**Given problem**
Below is a listing to write out in full, exactly as given, without its pictures.

**Data block**
★ ★ ★ ★

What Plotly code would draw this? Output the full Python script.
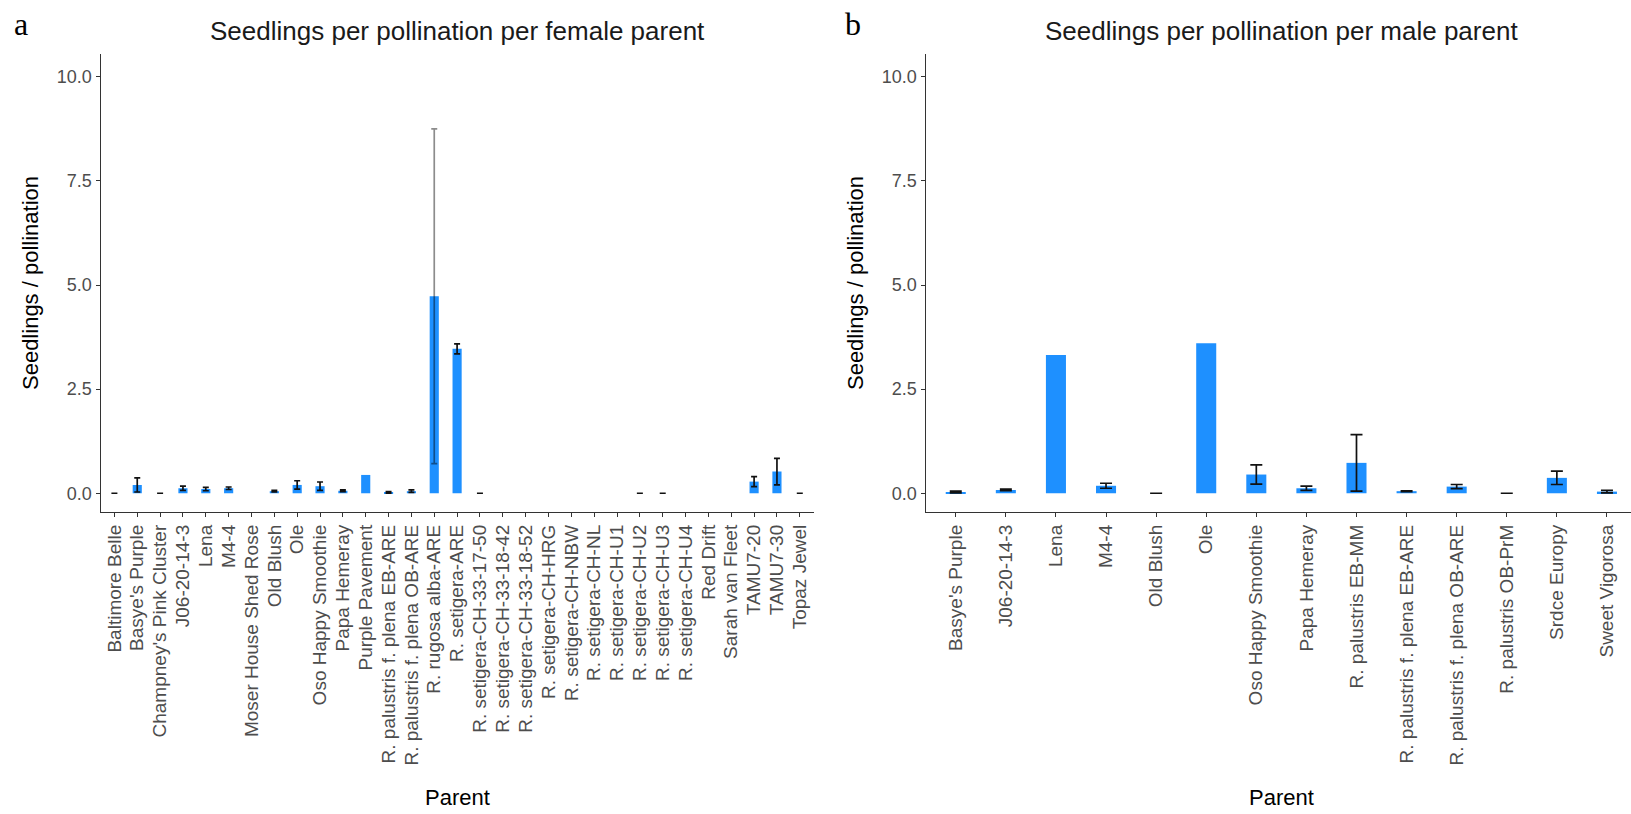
import plotly.graph_objects as go

# ---------------- data ----------------
female_parents = [
    "Baltimore Belle", "Basye's Purple", "Champney's Pink Cluster", "J06-20-14-3",
    "Lena", "M4-4", "Moser House Shed Rose", "Old Blush", "Ole", "Oso Happy Smoothie",
    "Papa Hemeray", "Purple Pavement", "R. palustris f. plena EB-ARE",
    "R. palustris f. plena OB-ARE", "R. rugosa alba-ARE", "R. setigera-ARE",
    "R. setigera-CH-33-17-50", "R. setigera-CH-33-18-42", "R. setigera-CH-33-18-52",
    "R. setigera-CH-HRG", "R. setigera-CH-NBW", "R. setigera-CH-NL", "R. setigera-CH-U1",
    "R. setigera-CH-U2", "R. setigera-CH-U3", "R. setigera-CH-U4", "Red Drift",
    "Sarah van Fleet", "TAMU7-20", "TAMU7-30", "Topaz Jewel",
]
female_mean = [0.0, 0.2, 0.0, 0.12, 0.1, 0.12, None, 0.05, 0.2, 0.17,
               0.06, 0.44, 0.02, 0.05, 4.73, 3.47,
               0.0, None, None, None, None, None, None,
               0.0, 0.0, None, None, None, 0.28, 0.52, 0.0]
female_err = [0.0, 0.17, 0.0, 0.05, 0.04, 0.03, None, 0.02, 0.1, 0.1,
              0.02, None, 0.02, 0.03, 4.02, 0.12,
              0.0, None, None, None, None, None, None,
              0.0, 0.0, None, None, None, 0.12, 0.32, 0.0]

male_parents = [
    "Basye's Purple", "J06-20-14-3", "Lena", "M4-4", "Old Blush", "Ole",
    "Oso Happy Smoothie", "Papa Hemeray", "R. palustris EB-MM",
    "R. palustris f. plena EB-ARE", "R. palustris f. plena OB-ARE",
    "R. palustris OB-PrM", "Srdce Europy", "Sweet Vigorosa",
]
male_mean = [0.03, 0.08, 3.32, 0.18, 0.0, 3.6, 0.45, 0.12, 0.73, 0.05, 0.16, 0.0, 0.37, 0.04]
male_err = [0.02, 0.02, None, 0.06, 0.0, None, 0.23, 0.05, 0.68, 0.01, 0.05, 0.0, 0.16, 0.03]

y_ticks = [0.0, 2.5, 5.0, 7.5, 10.0]
y_tick_text = ["0.0", "2.5", "5.0", "7.5", "10.0"]

titles = ["Seedlings per pollination per female parent", "Seedlings per pollination per male parent"]
panel_letters = ["a", "b"]
x_title = "Parent"

# ---------------- figure ----------------
W, H = 1631, 814
BAR = "#1E90FF"
FONT = "Liberation Sans, Arial, sans-serif"

fig = go.Figure()


def add_panel(cats, mean, err, xa, ya, cap):
    fig.add_trace(go.Bar(x=cats, y=mean, marker=dict(color=BAR, line=dict(width=0)),
                         width=0.4, xaxis=xa, yaxis=ya, showlegend=False))
    # error bars: split large ones (drawn lighter) and the rest
    for big, col in [(False, "#111111"), (True, "rgba(0,0,0,0.45)")]:
        xs, ys, es = [], [], []
        for c, m, e in zip(cats, mean, err):
            if m is None or e is None:
                continue
            if (e > 2) != big:
                continue
            xs.append(c); ys.append(m); es.append(e)
        if xs:
            fig.add_trace(go.Scatter(
                x=xs, y=ys, mode="markers", marker=dict(size=1, opacity=0),
                error_y=dict(type="data", array=es, visible=True, color=col,
                             thickness=1.7, width=cap),
                xaxis=xa, yaxis=ya, showlegend=False, hoverinfo="skip"))


add_panel(female_parents, female_mean, female_err, "x", "y", 3)
add_panel(male_parents, male_mean, male_err, "x2", "y2", 6)

axis_common = dict(showline=True, linecolor="#333333", linewidth=1.4,
                   ticks="outside", ticklen=4, tickcolor="#333333", tickwidth=1.2,
                   showgrid=False, zeroline=False, mirror=False)

y_top = 1 - 54 / H
y_bot = 1 - 512 / H
XT, YT, AT = 19, 18, 22

fig.update_layout(
    width=W, height=H,
    margin=dict(l=0, r=0, t=0, b=0),
    paper_bgcolor="white", plot_bgcolor="white",
    font=dict(family=FONT, color="#000000"),
    xaxis=dict(domain=[100.7 / W, 813.5 / W], type="category",
               categoryorder="array", categoryarray=female_parents,
               tickmode="array", tickvals=female_parents, ticktext=female_parents,
               range=[-0.6, len(female_parents) - 0.4], tickangle=-90,
               tickfont=dict(size=XT, color="#4D4D4D"), anchor="y",
               **axis_common),
    yaxis=dict(domain=[y_bot, y_top], range=[-0.45, 10.55],
               tickvals=y_ticks, ticktext=y_tick_text,
               tickfont=dict(size=YT, color="#4D4D4D"),
               title=dict(text="Seedlings / pollination", font=dict(size=AT), standoff=12),
               anchor="x", **axis_common),
    xaxis2=dict(domain=[925.7 / W, 1.0], type="category",
                categoryorder="array", categoryarray=male_parents,
                tickmode="array", tickvals=male_parents, ticktext=male_parents,
                range=[-0.6, 13.48], tickangle=-90,
                tickfont=dict(size=XT, color="#4D4D4D"), anchor="y2",
                **axis_common),
    yaxis2=dict(domain=[y_bot, y_top], range=[-0.45, 10.55],
                tickvals=y_ticks, ticktext=y_tick_text,
                tickfont=dict(size=YT, color="#4D4D4D"),
                title=dict(text="Seedlings / pollination", font=dict(size=AT), standoff=12),
                anchor="x2", **axis_common),
)

panel_centers = [457 / W, 1281 / W]
# titles
for t, cx in zip(titles, panel_centers):
    fig.add_annotation(text=t, x=cx, y=1 - 31 / H, xref="paper", yref="paper",
                       showarrow=False, xanchor="center", yanchor="middle",
                       font=dict(size=26, family=FONT, color="#1a1a1a"))
# x-axis titles
for cx in panel_centers:
    fig.add_annotation(text=x_title, x=cx, y=1 - 797 / H, xref="paper", yref="paper",
                       showarrow=False, xanchor="center", yanchor="middle",
                       font=dict(size=AT, family=FONT, color="#000000"))
# panel letters
for t, lx in zip(panel_letters, [12 / W, 843 / W]):
    fig.add_annotation(text=t, x=lx, y=1 - 4 / H, xref="paper", yref="paper",
                       showarrow=False, xanchor="left", yanchor="top",
                       font=dict(size=32, family="Liberation Serif, Times New Roman, serif",
                                 color="#000000"))

fig.write_html("out.html")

★ ★ ★ ★

**Result below**
What Plotly code would draw this? Output the full Python script.
import plotly.graph_objects as go

# ---------------- data ----------------
female_parents = [
    "Baltimore Belle", "Basye's Purple", "Champney's Pink Cluster", "J06-20-14-3",
    "Lena", "M4-4", "Moser House Shed Rose", "Old Blush", "Ole", "Oso Happy Smoothie",
    "Papa Hemeray", "Purple Pavement", "R. palustris f. plena EB-ARE",
    "R. palustris f. plena OB-ARE", "R. rugosa alba-ARE", "R. setigera-ARE",
    "R. setigera-CH-33-17-50", "R. setigera-CH-33-18-42", "R. setigera-CH-33-18-52",
    "R. setigera-CH-HRG", "R. setigera-CH-NBW", "R. setigera-CH-NL", "R. setigera-CH-U1",
    "R. setigera-CH-U2", "R. setigera-CH-U3", "R. setigera-CH-U4", "Red Drift",
    "Sarah van Fleet", "TAMU7-20", "TAMU7-30", "Topaz Jewel",
]
female_mean = [0.0, 0.2, 0.0, 0.12, 0.1, 0.12, None, 0.05, 0.2, 0.17,
               0.06, 0.44, 0.02, 0.05, 4.73, 3.47,
               0.0, None, None, None, None, None, None,
               0.0, 0.0, None, None, None, 0.28, 0.52, 0.0]
female_err = [0.0, 0.17, 0.0, 0.05, 0.04, 0.03, None, 0.02, 0.1, 0.1,
              0.02, None, 0.02, 0.03, 4.02, 0.12,
              0.0, None, None, None, None, None, None,
              0.0, 0.0, None, None, None, 0.12, 0.32, 0.0]

male_parents = [
    "Basye's Purple", "J06-20-14-3", "Lena", "M4-4", "Old Blush", "Ole",
    "Oso Happy Smoothie", "Papa Hemeray", "R. palustris EB-MM",
    "R. palustris f. plena EB-ARE", "R. palustris f. plena OB-ARE",
    "R. palustris OB-PrM", "Srdce Europy", "Sweet Vigorosa",
]
male_mean = [0.03, 0.08, 3.32, 0.18, 0.0, 3.6, 0.45, 0.12, 0.73, 0.05, 0.16, 0.0, 0.37, 0.04]
male_err = [0.02, 0.02, None, 0.06, 0.0, None, 0.23, 0.05, 0.68, 0.01, 0.05, 0.0, 0.16, 0.03]

y_ticks = [0.0, 2.5, 5.0, 7.5, 10.0]
y_tick_text = ["0.0", "2.5", "5.0", "7.5", "10.0"]

titles = ["Seedlings per pollination per female parent", "Seedlings per pollination per male parent"]
panel_letters = ["a", "b"]
x_title = "Parent"

# ---------------- figure ----------------
W, H = 1631, 814
BAR = "#1E90FF"
FONT = "Liberation Sans, Arial, sans-serif"

fig = go.Figure()


def add_panel(cats, mean, err, xa, ya, cap):
    fig.add_trace(go.Bar(x=cats, y=mean, marker=dict(color=BAR, line=dict(width=0)),
                         width=0.4, xaxis=xa, yaxis=ya, showlegend=False))
    # error bars: split large ones (drawn lighter) and the rest
    for big, col in [(False, "#111111"), (True, "rgba(0,0,0,0.45)")]:
        xs, ys, es = [], [], []
        for c, m, e in zip(cats, mean, err):
            if m is None or e is None:
                continue
            if (e > 2) != big:
                continue
            xs.append(c); ys.append(m); es.append(e)
        if xs:
            fig.add_trace(go.Scatter(
                x=xs, y=ys, mode="markers", marker=dict(size=1, opacity=0),
                error_y=dict(type="data", array=es, visible=True, color=col,
                             thickness=1.7, width=cap),
                xaxis=xa, yaxis=ya, showlegend=False, hoverinfo="skip"))


add_panel(female_parents, female_mean, female_err, "x", "y", 3)
add_panel(male_parents, male_mean, male_err, "x2", "y2", 6)

axis_common = dict(showline=True, linecolor="#333333", linewidth=1.4,
                   ticks="outside", ticklen=4, tickcolor="#333333", tickwidth=1.2,
                   showgrid=False, zeroline=False, mirror=False)

y_top = 1 - 54 / H
y_bot = 1 - 512 / H
XT, YT, AT = 19, 18, 22

fig.update_layout(
    width=W, height=H,
    margin=dict(l=0, r=0, t=0, b=0),
    paper_bgcolor="white", plot_bgcolor="white",
    font=dict(family=FONT, color="#000000"),
    xaxis=dict(domain=[100.7 / W, 813.5 / W], type="category",
               categoryorder="array", categoryarray=female_parents,
               tickmode="array", tickvals=female_parents, ticktext=female_parents,
               range=[-0.6, len(female_parents) - 0.4], tickangle=-90,
               tickfont=dict(size=XT, color="#4D4D4D"), anchor="y",
               **axis_common),
    yaxis=dict(domain=[y_bot, y_top], range=[-0.45, 10.55],
               tickvals=y_ticks, ticktext=y_tick_text,
               tickfont=dict(size=YT, color="#4D4D4D"),
               title=dict(text="Seedlings / pollination", font=dict(size=AT), standoff=12),
               anchor="x", **axis_common),
    xaxis2=dict(domain=[925.7 / W, 1.0], type="category",
                categoryorder="array", categoryarray=male_parents,
                tickmode="array", tickvals=male_parents, ticktext=male_parents,
                range=[-0.6, 13.48], tickangle=-90,
                tickfont=dict(size=XT, color="#4D4D4D"), anchor="y2",
                **axis_common),
    yaxis2=dict(domain=[y_bot, y_top], range=[-0.45, 10.55],
                tickvals=y_ticks, ticktext=y_tick_text,
                tickfont=dict(size=YT, color="#4D4D4D"),
                title=dict(text="Seedlings / pollination", font=dict(size=AT), standoff=12),
                anchor="x2", **axis_common),
)

panel_centers = [457 / W, 1281 / W]
# titles
for t, cx in zip(titles, panel_centers):
    fig.add_annotation(text=t, x=cx, y=1 - 31 / H, xref="paper", yref="paper",
                       showarrow=False, xanchor="center", yanchor="middle",
                       font=dict(size=26, family=FONT, color="#1a1a1a"))
# x-axis titles
for cx in panel_centers:
    fig.add_annotation(text=x_title, x=cx, y=1 - 797 / H, xref="paper", yref="paper",
                       showarrow=False, xanchor="center", yanchor="middle",
                       font=dict(size=AT, family=FONT, color="#000000"))
# panel letters
for t, lx in zip(panel_letters, [12 / W, 843 / W]):
    fig.add_annotation(text=t, x=lx, y=1 - 4 / H, xref="paper", yref="paper",
                       showarrow=False, xanchor="left", yanchor="top",
                       font=dict(size=32, family="Liberation Serif, Times New Roman, serif",
                                 color="#000000"))

fig.write_html("out.html")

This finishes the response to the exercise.